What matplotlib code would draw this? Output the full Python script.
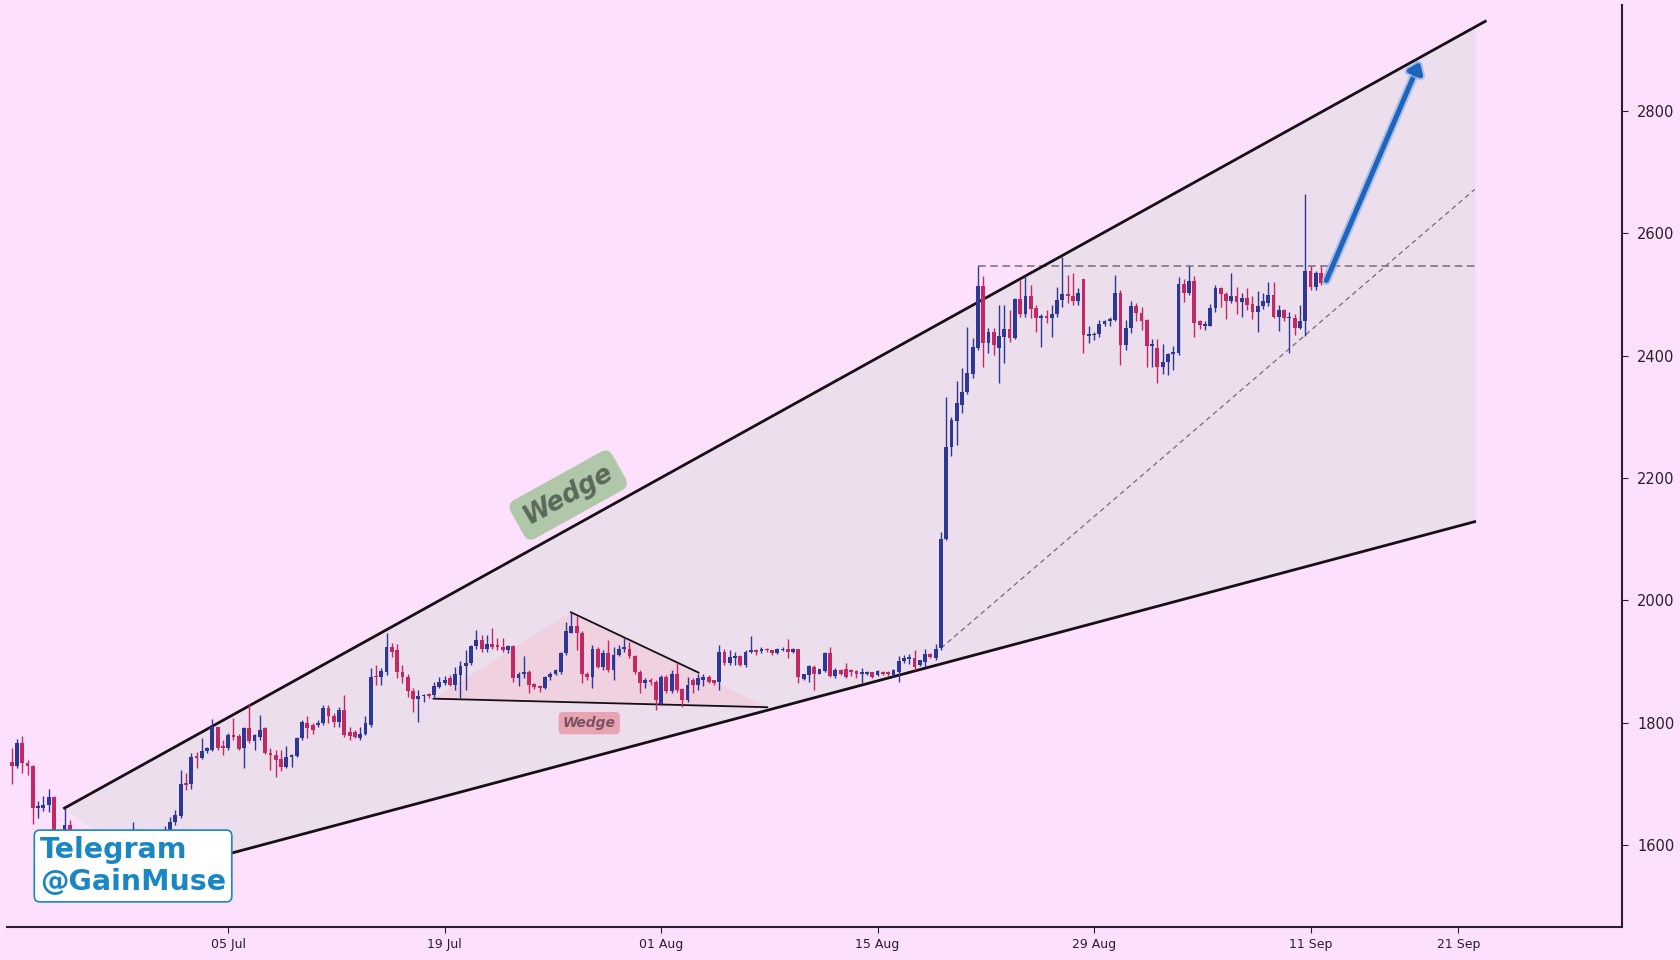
import numpy as np
import matplotlib
matplotlib.use("Agg")
import matplotlib.pyplot as plt
import matplotlib.patheffects as pe

# 8h candles (candles 9-31 sit behind the Telegram badge)
opens = [1735, 1729, 1766, 1733, 1729, 1660, 1660, 1665, 1678, 1608,
         1596, 1632, 1606, 1588, 1594, 1580, 1568, 1585, 1596, 1590,
         1576, 1592, 1606, 1612, 1622, 1604, 1598, 1582, 1594, 1608,
         1618, 1638, 1647, 1701, 1700, 1745, 1742, 1753, 1755, 1792,
         1761, 1758, 1780, 1778, 1758, 1791, 1769, 1777, 1791, 1750,
         1747, 1740, 1728, 1744, 1745, 1774, 1800, 1796, 1796, 1799,
         1823, 1811, 1801, 1820, 1785, 1785, 1774, 1782, 1796, 1876,
         1875, 1883, 1923, 1919, 1883, 1875, 1852, 1838, 1843, 1846,
         1845, 1858, 1865, 1872, 1861, 1878, 1892, 1897, 1925, 1935,
         1920, 1928, 1927, 1924, 1919, 1925, 1872, 1879, 1883, 1863,
         1860, 1856, 1875, 1880, 1883, 1913, 1947, 1958, 1946, 1880,
         1875, 1921, 1890, 1913, 1886, 1910, 1921, 1921, 1908, 1883,
         1864, 1870, 1867, 1831, 1875, 1851, 1880, 1855, 1837, 1869,
         1861, 1869, 1875, 1869, 1867, 1916, 1897, 1905, 1909, 1894,
         1916, 1918, 1917, 1921, 1918, 1914, 1919, 1920, 1916, 1920,
         1871, 1878, 1891, 1880, 1885, 1914, 1876, 1886, 1887, 1886,
         1885, 1879, 1879, 1882, 1878, 1883, 1883, 1878, 1883, 1900,
         1904, 1905, 1894, 1899, 1912, 1905, 1922, 2100, 2250, 2294,
         2320, 2340, 2370, 2412, 2514, 2421, 2438, 2412, 2431, 2443,
         2429, 2492, 2468, 2498, 2478, 2461, 2465, 2461, 2469, 2491,
         2501, 2498, 2489, 2525, 2433, 2434, 2435, 2452, 2456, 2459,
         2503, 2418, 2445, 2481, 2470, 2458, 2416, 2412, 2381, 2390,
         2403, 2404, 2517, 2503, 2523, 2456, 2449, 2449, 2478, 2510,
         2501, 2489, 2497, 2488, 2494, 2484, 2472, 2481, 2487, 2500,
         2464, 2475, 2461, 2461, 2445, 2456, 2538, 2512, 2535]
highs = [1758, 1773, 1778, 1738, 1731, 1672, 1679, 1692, 1680, 1618,
         1660, 1640, 1614, 1600, 1605, 1592, 1590, 1600, 1608, 1602,
         1596, 1612, 1620, 1638, 1626, 1614, 1606, 1600, 1612, 1630,
         1646, 1657, 1723, 1717, 1750, 1752, 1774, 1760, 1805, 1793,
         1771, 1783, 1807, 1782, 1793, 1831, 1782, 1812, 1792, 1758,
         1755, 1755, 1761, 1749, 1777, 1804, 1810, 1800, 1804, 1828,
         1829, 1815, 1826, 1845, 1793, 1788, 1793, 1810, 1889, 1894,
         1889, 1946, 1930, 1929, 1894, 1880, 1856, 1853, 1846, 1849,
         1867, 1875, 1876, 1878, 1891, 1900, 1919, 1927, 1951, 1943,
         1943, 1954, 1938, 1938, 1927, 1927, 1883, 1908, 1886, 1865,
         1861, 1876, 1883, 1887, 1916, 1965, 1981, 1974, 1949, 1883,
         1927, 1924, 1919, 1935, 1924, 1927, 1938, 1932, 1910, 1886,
         1872, 1872, 1870, 1878, 1878, 1886, 1897, 1857, 1875, 1872,
         1880, 1879, 1878, 1870, 1927, 1921, 1919, 1916, 1910, 1919,
         1942, 1921, 1924, 1922, 1919, 1922, 1923, 1936, 1922, 1921,
         1880, 1894, 1894, 1888, 1916, 1924, 1889, 1887, 1898, 1887,
         1886, 1889, 1884, 1883, 1886, 1884, 1884, 1887, 1908, 1911,
         1912, 1919, 1903, 1921, 1913, 1928, 2112, 2333, 2300, 2358,
         2380, 2447, 2429, 2547, 2530, 2445, 2445, 2483, 2483, 2475,
         2494, 2524, 2530, 2516, 2483, 2469, 2475, 2483, 2513, 2561,
         2532, 2535, 2510, 2525, 2448, 2438, 2459, 2459, 2463, 2532,
         2507, 2458, 2490, 2486, 2479, 2460, 2427, 2428, 2419, 2405,
         2416, 2529, 2525, 2546, 2531, 2459, 2456, 2485, 2516, 2513,
         2505, 2535, 2513, 2503, 2510, 2498, 2506, 2503, 2521, 2521,
         2483, 2476, 2472, 2468, 2483, 2665, 2546, 2538, 2546]
lows = [1700, 1725, 1717, 1714, 1634, 1643, 1656, 1654, 1598, 1585,
        1590, 1600, 1580, 1570, 1575, 1560, 1562, 1578, 1584, 1570,
        1568, 1586, 1596, 1605, 1598, 1590, 1575, 1570, 1588, 1600,
        1610, 1632, 1644, 1690, 1692, 1725, 1741, 1750, 1753, 1755,
        1747, 1755, 1771, 1755, 1726, 1767, 1755, 1772, 1748, 1722,
        1711, 1720, 1726, 1728, 1744, 1771, 1774, 1782, 1792, 1796,
        1799, 1793, 1793, 1777, 1771, 1774, 1771, 1780, 1793, 1861,
        1861, 1878, 1907, 1872, 1864, 1842, 1818, 1801, 1834, 1840,
        1842, 1856, 1862, 1859, 1853, 1840, 1853, 1894, 1921, 1916,
        1916, 1921, 1919, 1916, 1913, 1867, 1859, 1872, 1848, 1854,
        1850, 1854, 1870, 1878, 1880, 1910, 1946, 1919, 1864, 1870,
        1856, 1889, 1886, 1883, 1870, 1908, 1916, 1905, 1880, 1848,
        1856, 1862, 1820, 1829, 1848, 1848, 1850, 1826, 1834, 1848,
        1853, 1859, 1864, 1861, 1853, 1894, 1894, 1894, 1892, 1891,
        1913, 1910, 1913, 1915, 1911, 1912, 1917, 1905, 1914, 1864,
        1870, 1867, 1853, 1879, 1883, 1875, 1872, 1877, 1872, 1876,
        1872, 1864, 1878, 1873, 1876, 1878, 1876, 1875, 1867, 1897,
        1896, 1886, 1892, 1891, 1905, 1902, 1918, 2098, 2236, 2254,
        2306, 2338, 2363, 2410, 2382, 2404, 2401, 2355, 2388, 2423,
        2427, 2464, 2463, 2461, 2438, 2415, 2454, 2430, 2464, 2480,
        2486, 2483, 2483, 2404, 2420, 2426, 2431, 2449, 2449, 2456,
        2385, 2410, 2437, 2456, 2442, 2382, 2382, 2355, 2370, 2369,
        2377, 2401, 2488, 2499, 2430, 2444, 2442, 2448, 2472, 2480,
        2460, 2487, 2469, 2464, 2475, 2460, 2439, 2476, 2481, 2462,
        2441, 2456, 2404, 2434, 2443, 2432, 2507, 2508, 2516]
closes = [1729, 1766, 1733, 1729, 1660, 1663, 1665, 1678, 1608, 1596,
          1632, 1606, 1588, 1594, 1580, 1568, 1585, 1596, 1590, 1576,
          1592, 1606, 1612, 1622, 1604, 1598, 1582, 1594, 1608, 1618,
          1638, 1649, 1699, 1697, 1743, 1742, 1753, 1758, 1792, 1758,
          1758, 1780, 1777, 1756, 1791, 1769, 1779, 1788, 1750, 1747,
          1739, 1728, 1744, 1747, 1774, 1801, 1791, 1788, 1799, 1823,
          1810, 1801, 1820, 1780, 1778, 1777, 1782, 1799, 1875, 1874,
          1885, 1924, 1916, 1883, 1874, 1851, 1838, 1843, 1845, 1843,
          1859, 1866, 1870, 1861, 1879, 1892, 1897, 1925, 1935, 1921,
          1929, 1924, 1923, 1919, 1925, 1872, 1879, 1883, 1861, 1858,
          1856, 1874, 1880, 1886, 1913, 1949, 1958, 1946, 1880, 1874,
          1921, 1890, 1913, 1886, 1910, 1921, 1924, 1908, 1883, 1864,
          1870, 1867, 1836, 1875, 1851, 1880, 1853, 1837, 1861, 1861,
          1872, 1875, 1867, 1865, 1916, 1897, 1907, 1909, 1894, 1916,
          1918, 1916, 1921, 1918, 1913, 1920, 1921, 1916, 1920, 1875,
          1879, 1893, 1880, 1887, 1914, 1876, 1886, 1879, 1875, 1882,
          1880, 1882, 1882, 1875, 1885, 1880, 1879, 1886, 1900, 1905,
          1907, 1891, 1902, 1912, 1907, 1921, 2100, 2250, 2295, 2322,
          2341, 2371, 2414, 2514, 2421, 2438, 2418, 2432, 2443, 2429,
          2492, 2468, 2498, 2476, 2461, 2465, 2461, 2469, 2491, 2501,
          2497, 2489, 2503, 2434, 2436, 2435, 2452, 2457, 2460, 2503,
          2418, 2445, 2481, 2470, 2456, 2416, 2419, 2382, 2390, 2403,
          2406, 2517, 2503, 2523, 2454, 2450, 2452, 2478, 2510, 2501,
          2489, 2497, 2488, 2494, 2483, 2472, 2481, 2489, 2500, 2464,
          2475, 2461, 2464, 2445, 2456, 2538, 2512, 2535, 2519]

tick_pos = [41, 82, 123, 164, 205, 246, 274]
tick_labels = ["05 Jul", "19 Jul", "01 Aug", "15 Aug", "29 Aug", "11 Sep", "21 Sep"]

# drawn objects: (candle index, price)
wedge_upper = [(10, 1660), (279.1, 2947)]
wedge_lower = [(26.7, 1552), (277.1, 2128.5)]
small_wedge = [(79.9, 1839), (105.9, 1980.4), (143.1, 1825)]
small_wedge_top = [(105.9, 1980.4), (130.1, 1881.6)]
resistance = [(183, 2547), (277.1, 2547)]
support = [(176, 1921.5), (277.1, 2672)]
target_arrow = [(249, 2523), (266.7, 2880.6)]

BG = "#fde0fc"
UP = "#2d3796"
DOWN = "#c42864"

fig = plt.figure(figsize=(16.8, 9.6), dpi=100)
fig.patch.set_facecolor(BG)
ax = fig.add_axes([6.7 / 1680, 1 - 927 / 960, 1615.3 / 1680, 921.6 / 960])
ax.set_facecolor(BG)

o = np.array(opens, float)
h = np.array(highs, float)
l = np.array(lows, float)
c = np.array(closes, float)
x = np.arange(len(c))
up = c >= o
col = np.where(up, UP, DOWN)

# big rising wedge area
(ux0, uy0), (ux1, uy1) = wedge_upper
(lx0, ly0), (lx1, ly1) = wedge_lower
u_at = lambda xx: uy0 + (xx - ux0) * (uy1 - uy0) / (ux1 - ux0)
ax.fill([ux0, lx1, lx1, lx0], [uy0, u_at(lx1), ly1, ly0], color="#ecdeec", zorder=1)
ax.plot([ux0, ux1], [uy0, uy1], color="#161016", lw=2, zorder=4)
ax.plot([lx0, lx1], [ly0, ly1], color="#161016", lw=2, zorder=4)

# small wedge inside
sx, sy = zip(*small_wedge)
ax.fill(sx, sy, color="#f7b3c6", alpha=0.3, lw=0, zorder=1.5)
ax.plot([small_wedge[0][0], small_wedge[2][0]], [small_wedge[0][1], small_wedge[2][1]],
        color="#161016", lw=1.3, zorder=4)
tx, ty = zip(*small_wedge_top)
ax.plot(tx, ty, color="#161016", lw=1.3, zorder=4)

# dashed level + rising support
rx, ry = zip(*resistance)
ax.plot(rx, ry, color="#7a6a78", lw=1.1, ls=(0, (5, 3)), zorder=3)
spx, spy = zip(*support)
ax.plot(spx, spy, color="#7a6a78", lw=0.9, ls=(0, (4, 3)), zorder=3)

# candles
ax.vlines(x, l, h, colors=col, lw=1.0, zorder=5)
body = np.maximum(np.abs(c - o), 1.8)
ax.bar(x, body, bottom=np.minimum(o, c), width=0.72, color=col, lw=0, zorder=6)

# projected move
(ax0, ay0), (ax1, ay1) = target_arrow
ax.annotate("", xy=(ax1, ay1), xytext=(ax0, ay0), zorder=7,
            arrowprops=dict(arrowstyle="-|>,head_length=0.6,head_width=0.45",
                            color="#1f63bd", lw=3.6, shrinkA=0, shrinkB=0,
                            path_effects=[pe.Stroke(linewidth=6.5, foreground="#8db8ea", alpha=0.7),
                                          pe.Normal()]))

ax.text(105.4, 2172, "Wedge", rotation=29, rotation_mode="anchor", ha="center", va="center",
        fontsize=18.5, fontweight="bold", style="italic", color="#5a6a5a", zorder=8,
        bbox=dict(boxstyle="round,pad=0.35", fc="#a8c6a0", ec="none", alpha=0.9))
ax.text(109.4, 1799, "Wedge", ha="center", va="center", fontsize=10, fontweight="bold",
        style="italic", color="#7a5460", zorder=8,
        bbox=dict(boxstyle="round,pad=0.3", fc="#e89aa8", ec="none", alpha=0.85))

fig.text(40 / 1680, 1 - 866 / 960, "Telegram\n@GainMuse", ha="left", va="center",
         fontsize=20.5, fontweight="bold", color="#1a86c4", zorder=10,
         bbox=dict(boxstyle="round,pad=0.2", fc="white", ec="#1a86c4", lw=1.2))

ax.set_xlim(-0.95, 305)
ax.set_ylim(1465.5, 2973)
for s in ["top", "left"]:
    ax.spines[s].set_visible(False)
for s in ["bottom", "right"]:
    ax.spines[s].set_color("#2a1f2d")
    ax.spines[s].set_linewidth(1.5)
ax.yaxis.tick_right()
ax.set_yticks([1600, 1800, 2000, 2200, 2400, 2600, 2800])
ax.set_xticks(tick_pos)
ax.set_xticklabels(tick_labels)
ax.tick_params(axis="y", labelsize=10.5, colors="#2a1f2d", length=4, pad=7)
ax.tick_params(axis="x", labelsize=9, colors="#2a1f2d", length=4, pad=4)

fig.savefig("out.png", dpi=100, facecolor=BG)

### Do this
Print the data above verbatim from the first line through the line holding "import matplotlib.patheffects as pe", leaving every picture out.

### Result of this exercise
What matplotlib code would draw this? Output the full Python script.
import numpy as np
import matplotlib
matplotlib.use("Agg")
import matplotlib.pyplot as plt
import matplotlib.patheffects as pe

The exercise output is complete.